### Records for the exercise
------------------------------------------------

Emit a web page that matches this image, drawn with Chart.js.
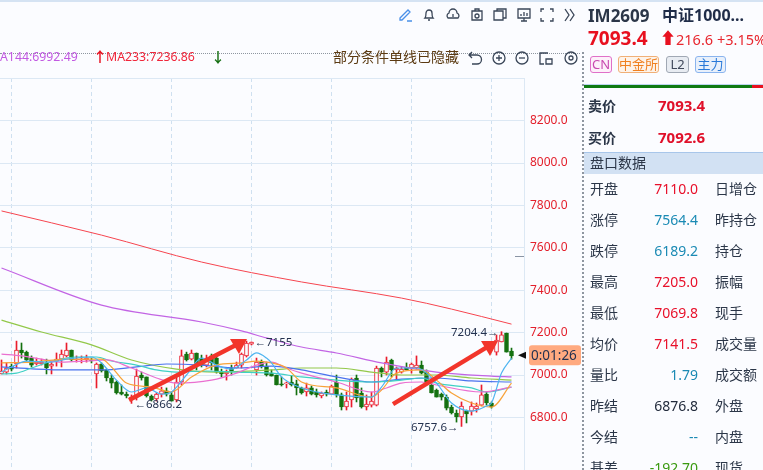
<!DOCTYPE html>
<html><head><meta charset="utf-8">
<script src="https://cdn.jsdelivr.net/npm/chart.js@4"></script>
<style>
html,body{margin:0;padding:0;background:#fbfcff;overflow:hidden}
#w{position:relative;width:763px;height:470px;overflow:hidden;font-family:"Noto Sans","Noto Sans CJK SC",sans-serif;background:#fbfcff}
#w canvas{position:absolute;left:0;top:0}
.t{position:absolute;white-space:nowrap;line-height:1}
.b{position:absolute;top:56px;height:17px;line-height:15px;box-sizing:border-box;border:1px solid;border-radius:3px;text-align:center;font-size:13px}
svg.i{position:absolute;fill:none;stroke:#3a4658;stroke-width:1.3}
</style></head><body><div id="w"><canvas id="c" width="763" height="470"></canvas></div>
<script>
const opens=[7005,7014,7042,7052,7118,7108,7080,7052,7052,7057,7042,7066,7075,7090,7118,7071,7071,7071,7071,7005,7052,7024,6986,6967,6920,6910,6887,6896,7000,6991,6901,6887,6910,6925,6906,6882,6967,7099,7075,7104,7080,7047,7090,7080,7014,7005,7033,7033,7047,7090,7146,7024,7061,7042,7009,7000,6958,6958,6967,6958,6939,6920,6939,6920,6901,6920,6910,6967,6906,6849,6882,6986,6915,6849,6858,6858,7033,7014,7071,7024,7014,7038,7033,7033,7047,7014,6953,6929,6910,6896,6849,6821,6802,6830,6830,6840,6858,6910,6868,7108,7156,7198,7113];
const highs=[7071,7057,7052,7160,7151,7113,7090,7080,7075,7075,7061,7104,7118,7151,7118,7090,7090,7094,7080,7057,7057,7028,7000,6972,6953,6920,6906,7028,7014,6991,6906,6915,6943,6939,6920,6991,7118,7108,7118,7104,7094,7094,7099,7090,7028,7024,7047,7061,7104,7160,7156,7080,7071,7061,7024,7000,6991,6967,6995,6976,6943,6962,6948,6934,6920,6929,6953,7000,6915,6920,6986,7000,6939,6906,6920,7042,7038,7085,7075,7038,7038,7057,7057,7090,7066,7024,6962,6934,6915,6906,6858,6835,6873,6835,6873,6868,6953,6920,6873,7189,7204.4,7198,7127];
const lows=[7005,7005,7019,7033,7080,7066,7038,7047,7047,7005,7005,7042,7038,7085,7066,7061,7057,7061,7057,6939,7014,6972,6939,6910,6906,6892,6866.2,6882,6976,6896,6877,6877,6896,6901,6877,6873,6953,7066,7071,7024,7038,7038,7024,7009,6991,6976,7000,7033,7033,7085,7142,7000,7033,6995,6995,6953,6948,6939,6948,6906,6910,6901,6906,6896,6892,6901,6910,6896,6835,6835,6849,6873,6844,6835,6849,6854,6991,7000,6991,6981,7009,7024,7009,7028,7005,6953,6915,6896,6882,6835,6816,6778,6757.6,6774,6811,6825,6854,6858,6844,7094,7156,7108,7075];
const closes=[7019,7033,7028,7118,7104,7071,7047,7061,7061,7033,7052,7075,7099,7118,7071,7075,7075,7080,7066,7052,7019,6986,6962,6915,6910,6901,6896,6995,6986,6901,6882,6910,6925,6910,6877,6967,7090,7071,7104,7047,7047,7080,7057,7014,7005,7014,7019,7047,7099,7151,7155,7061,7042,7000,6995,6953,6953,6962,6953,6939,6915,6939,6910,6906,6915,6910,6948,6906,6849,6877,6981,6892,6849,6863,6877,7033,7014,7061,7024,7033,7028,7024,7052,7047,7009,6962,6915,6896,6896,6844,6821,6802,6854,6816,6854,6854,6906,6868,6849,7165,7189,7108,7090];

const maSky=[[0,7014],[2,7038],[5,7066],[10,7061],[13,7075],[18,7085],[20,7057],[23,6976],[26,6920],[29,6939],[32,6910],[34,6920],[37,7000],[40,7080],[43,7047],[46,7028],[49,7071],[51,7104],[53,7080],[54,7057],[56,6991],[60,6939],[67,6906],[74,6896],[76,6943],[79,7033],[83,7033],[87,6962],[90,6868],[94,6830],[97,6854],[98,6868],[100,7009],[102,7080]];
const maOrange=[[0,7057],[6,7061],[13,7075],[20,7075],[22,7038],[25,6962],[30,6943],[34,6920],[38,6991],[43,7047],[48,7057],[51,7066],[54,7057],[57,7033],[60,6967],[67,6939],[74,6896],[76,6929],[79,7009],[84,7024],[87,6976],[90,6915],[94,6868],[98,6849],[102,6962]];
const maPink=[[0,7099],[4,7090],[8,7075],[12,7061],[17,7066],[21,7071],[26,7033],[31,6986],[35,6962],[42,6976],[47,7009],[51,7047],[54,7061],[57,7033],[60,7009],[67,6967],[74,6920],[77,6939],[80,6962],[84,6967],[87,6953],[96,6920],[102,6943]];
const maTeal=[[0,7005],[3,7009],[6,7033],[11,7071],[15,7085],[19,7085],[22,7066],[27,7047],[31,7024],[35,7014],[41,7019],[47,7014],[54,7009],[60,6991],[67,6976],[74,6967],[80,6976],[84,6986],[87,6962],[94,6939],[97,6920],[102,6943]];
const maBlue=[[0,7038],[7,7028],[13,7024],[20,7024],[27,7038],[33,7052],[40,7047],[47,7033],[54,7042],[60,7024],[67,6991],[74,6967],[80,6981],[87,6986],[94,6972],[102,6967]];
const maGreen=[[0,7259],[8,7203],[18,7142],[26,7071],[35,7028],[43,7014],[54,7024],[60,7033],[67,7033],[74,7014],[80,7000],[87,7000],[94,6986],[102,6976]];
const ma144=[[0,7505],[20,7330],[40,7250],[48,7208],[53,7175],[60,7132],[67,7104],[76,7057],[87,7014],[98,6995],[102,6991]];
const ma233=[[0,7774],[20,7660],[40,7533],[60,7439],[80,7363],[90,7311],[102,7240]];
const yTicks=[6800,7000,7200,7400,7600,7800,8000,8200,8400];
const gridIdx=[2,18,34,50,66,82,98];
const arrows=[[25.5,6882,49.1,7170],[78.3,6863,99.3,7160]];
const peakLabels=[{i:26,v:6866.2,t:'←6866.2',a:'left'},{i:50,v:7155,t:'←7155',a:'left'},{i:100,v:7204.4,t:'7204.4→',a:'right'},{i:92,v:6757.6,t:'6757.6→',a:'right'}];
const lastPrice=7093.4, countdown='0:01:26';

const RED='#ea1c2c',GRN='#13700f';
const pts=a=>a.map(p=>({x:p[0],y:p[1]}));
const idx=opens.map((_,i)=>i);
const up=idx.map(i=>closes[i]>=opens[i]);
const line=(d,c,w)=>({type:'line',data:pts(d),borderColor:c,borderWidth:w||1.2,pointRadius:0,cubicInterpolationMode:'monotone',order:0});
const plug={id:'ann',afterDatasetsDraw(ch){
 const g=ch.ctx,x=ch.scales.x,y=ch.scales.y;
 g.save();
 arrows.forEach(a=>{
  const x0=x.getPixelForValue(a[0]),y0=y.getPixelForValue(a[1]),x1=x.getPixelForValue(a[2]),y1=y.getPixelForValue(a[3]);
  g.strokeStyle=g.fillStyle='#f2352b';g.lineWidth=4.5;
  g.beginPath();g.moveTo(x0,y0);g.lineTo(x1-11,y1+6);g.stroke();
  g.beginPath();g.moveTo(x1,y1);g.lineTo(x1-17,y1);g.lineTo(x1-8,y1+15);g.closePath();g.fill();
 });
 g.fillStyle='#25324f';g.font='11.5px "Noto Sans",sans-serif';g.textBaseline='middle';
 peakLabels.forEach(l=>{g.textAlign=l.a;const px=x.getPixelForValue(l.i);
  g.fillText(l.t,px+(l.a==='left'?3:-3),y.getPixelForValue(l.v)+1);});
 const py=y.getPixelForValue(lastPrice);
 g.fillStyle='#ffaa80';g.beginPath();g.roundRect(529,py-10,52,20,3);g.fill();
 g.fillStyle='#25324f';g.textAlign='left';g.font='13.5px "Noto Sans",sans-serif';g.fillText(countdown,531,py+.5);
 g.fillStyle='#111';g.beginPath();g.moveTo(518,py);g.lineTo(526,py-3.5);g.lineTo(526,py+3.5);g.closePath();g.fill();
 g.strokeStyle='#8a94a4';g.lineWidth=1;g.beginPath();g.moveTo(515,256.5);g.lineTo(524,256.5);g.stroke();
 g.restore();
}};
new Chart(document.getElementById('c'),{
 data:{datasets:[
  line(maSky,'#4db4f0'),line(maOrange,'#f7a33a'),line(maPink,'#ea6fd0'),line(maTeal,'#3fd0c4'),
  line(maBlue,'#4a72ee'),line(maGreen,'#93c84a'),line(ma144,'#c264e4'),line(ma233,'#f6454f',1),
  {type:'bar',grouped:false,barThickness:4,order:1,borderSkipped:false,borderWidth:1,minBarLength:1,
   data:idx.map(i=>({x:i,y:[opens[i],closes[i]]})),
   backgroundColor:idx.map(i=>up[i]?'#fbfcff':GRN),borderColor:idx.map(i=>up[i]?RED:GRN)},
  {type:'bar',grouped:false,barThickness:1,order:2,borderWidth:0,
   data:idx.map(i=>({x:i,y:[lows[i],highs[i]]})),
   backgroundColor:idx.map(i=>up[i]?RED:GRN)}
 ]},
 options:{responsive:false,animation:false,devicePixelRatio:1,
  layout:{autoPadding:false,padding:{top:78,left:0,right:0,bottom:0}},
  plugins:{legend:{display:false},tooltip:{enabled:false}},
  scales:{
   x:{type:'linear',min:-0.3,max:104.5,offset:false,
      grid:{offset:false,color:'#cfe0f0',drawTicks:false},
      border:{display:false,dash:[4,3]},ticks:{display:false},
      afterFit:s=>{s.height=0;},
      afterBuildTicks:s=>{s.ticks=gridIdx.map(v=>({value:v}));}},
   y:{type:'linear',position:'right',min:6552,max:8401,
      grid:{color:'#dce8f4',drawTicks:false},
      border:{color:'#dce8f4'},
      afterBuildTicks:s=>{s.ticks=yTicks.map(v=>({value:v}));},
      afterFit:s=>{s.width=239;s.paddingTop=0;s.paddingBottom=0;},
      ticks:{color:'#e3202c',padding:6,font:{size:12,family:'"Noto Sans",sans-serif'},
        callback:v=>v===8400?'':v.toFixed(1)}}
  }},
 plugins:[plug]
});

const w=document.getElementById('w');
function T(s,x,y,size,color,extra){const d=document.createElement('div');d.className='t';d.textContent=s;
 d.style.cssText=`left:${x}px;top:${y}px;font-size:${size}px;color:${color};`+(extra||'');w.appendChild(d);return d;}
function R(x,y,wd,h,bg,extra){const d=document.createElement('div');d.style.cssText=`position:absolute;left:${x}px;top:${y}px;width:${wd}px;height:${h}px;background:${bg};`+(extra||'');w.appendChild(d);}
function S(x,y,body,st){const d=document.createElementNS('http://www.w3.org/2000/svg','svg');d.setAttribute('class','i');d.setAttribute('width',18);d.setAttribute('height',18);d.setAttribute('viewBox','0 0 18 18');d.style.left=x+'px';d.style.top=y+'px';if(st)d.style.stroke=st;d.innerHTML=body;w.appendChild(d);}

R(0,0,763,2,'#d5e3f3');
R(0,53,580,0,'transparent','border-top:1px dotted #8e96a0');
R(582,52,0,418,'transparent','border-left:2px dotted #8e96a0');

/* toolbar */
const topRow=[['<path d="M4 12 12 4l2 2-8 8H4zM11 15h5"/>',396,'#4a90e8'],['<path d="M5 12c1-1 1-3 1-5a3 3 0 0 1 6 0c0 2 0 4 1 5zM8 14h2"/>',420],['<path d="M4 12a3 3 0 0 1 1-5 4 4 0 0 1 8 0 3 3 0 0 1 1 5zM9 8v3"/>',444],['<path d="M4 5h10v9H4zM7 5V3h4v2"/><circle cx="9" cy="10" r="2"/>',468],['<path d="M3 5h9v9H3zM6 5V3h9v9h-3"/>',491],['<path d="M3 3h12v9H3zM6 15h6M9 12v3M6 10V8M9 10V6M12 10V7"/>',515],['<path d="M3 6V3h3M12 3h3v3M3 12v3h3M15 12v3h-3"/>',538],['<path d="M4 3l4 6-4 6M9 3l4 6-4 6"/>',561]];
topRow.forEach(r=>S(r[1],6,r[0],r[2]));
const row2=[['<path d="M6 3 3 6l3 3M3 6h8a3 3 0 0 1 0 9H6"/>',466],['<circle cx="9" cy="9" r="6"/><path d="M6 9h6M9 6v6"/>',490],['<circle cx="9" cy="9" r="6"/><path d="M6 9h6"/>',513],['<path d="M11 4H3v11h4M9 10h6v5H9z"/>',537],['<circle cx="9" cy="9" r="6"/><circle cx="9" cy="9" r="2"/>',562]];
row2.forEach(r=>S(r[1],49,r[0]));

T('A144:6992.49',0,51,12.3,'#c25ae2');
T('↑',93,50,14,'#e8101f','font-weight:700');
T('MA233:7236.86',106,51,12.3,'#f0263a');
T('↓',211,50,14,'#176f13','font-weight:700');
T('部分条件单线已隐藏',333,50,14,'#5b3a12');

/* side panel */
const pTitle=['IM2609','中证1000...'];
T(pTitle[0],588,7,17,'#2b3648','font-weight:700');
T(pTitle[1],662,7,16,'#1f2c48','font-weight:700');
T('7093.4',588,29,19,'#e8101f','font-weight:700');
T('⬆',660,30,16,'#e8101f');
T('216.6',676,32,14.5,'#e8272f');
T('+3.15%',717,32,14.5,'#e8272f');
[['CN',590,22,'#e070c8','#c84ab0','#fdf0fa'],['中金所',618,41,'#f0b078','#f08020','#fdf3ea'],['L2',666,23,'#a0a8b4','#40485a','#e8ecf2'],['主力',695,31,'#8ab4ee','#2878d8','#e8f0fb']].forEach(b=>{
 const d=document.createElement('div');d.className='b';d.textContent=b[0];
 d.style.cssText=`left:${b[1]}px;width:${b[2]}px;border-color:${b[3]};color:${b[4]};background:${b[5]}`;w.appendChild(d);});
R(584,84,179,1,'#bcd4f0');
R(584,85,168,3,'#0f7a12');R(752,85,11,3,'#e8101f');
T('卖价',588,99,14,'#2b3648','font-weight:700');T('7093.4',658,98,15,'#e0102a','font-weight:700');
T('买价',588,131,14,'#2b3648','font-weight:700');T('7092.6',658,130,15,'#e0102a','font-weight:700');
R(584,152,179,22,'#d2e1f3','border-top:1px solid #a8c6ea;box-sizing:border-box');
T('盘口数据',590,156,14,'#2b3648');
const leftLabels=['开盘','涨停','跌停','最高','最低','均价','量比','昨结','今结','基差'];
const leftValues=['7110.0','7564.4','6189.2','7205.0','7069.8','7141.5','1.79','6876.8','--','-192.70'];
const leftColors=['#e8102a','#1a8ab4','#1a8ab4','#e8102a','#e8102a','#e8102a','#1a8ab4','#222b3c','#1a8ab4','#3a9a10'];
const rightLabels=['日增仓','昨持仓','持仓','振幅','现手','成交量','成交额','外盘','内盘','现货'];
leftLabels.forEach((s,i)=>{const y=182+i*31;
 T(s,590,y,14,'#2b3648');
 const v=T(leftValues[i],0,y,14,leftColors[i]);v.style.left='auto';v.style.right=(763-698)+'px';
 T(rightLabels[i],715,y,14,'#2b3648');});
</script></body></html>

------------------------------------------------

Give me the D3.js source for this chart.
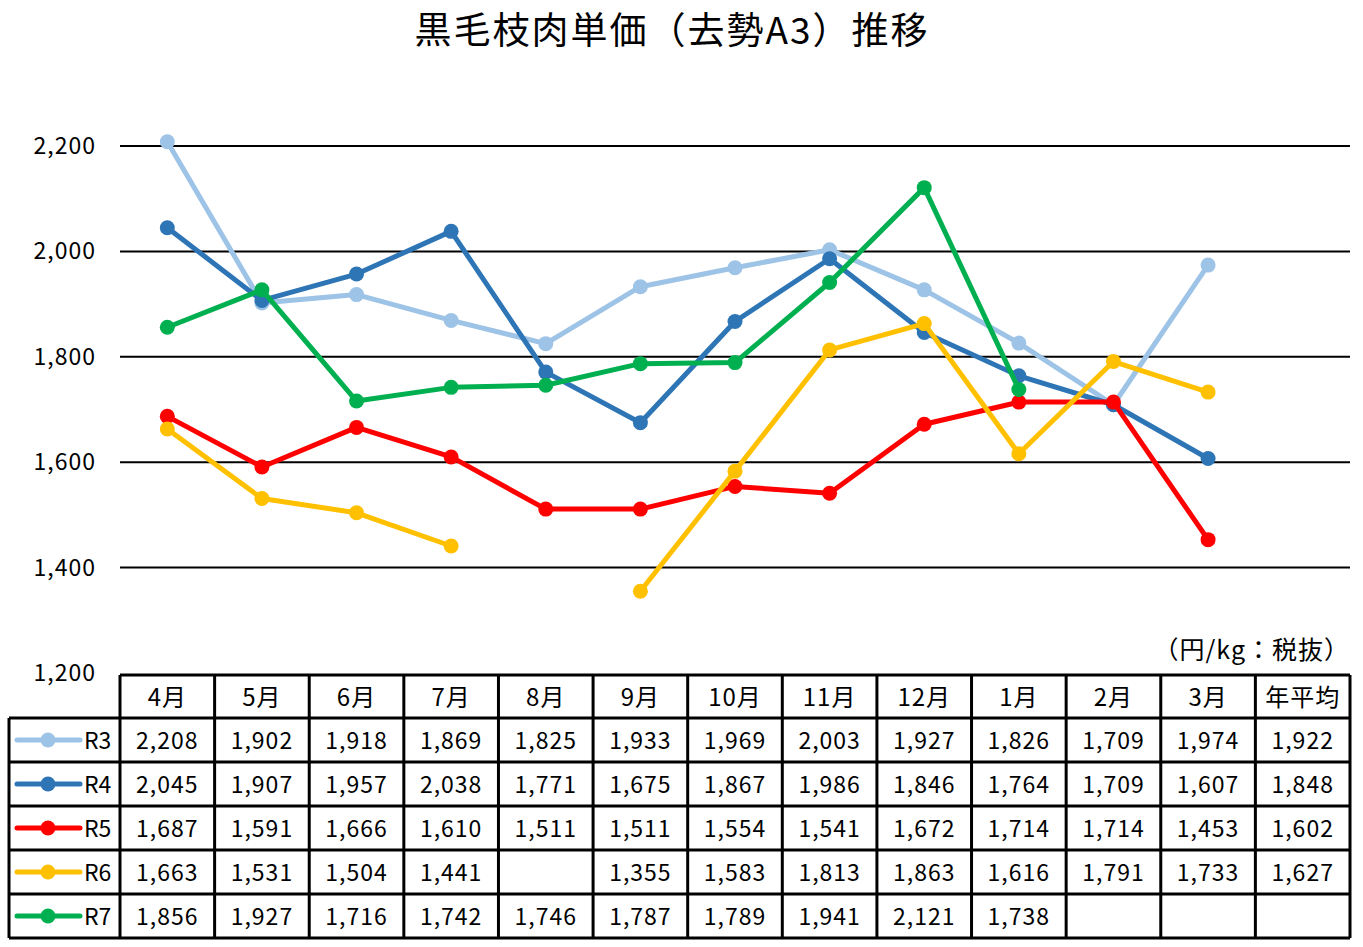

------------------------------------------------

### Task brief
Find every line in the records that contains the word "this"; copy those lines.

### Exercise response
Emit a web page that matches this image, drawn with Chart.js.
Give me the D3.js source for this chart.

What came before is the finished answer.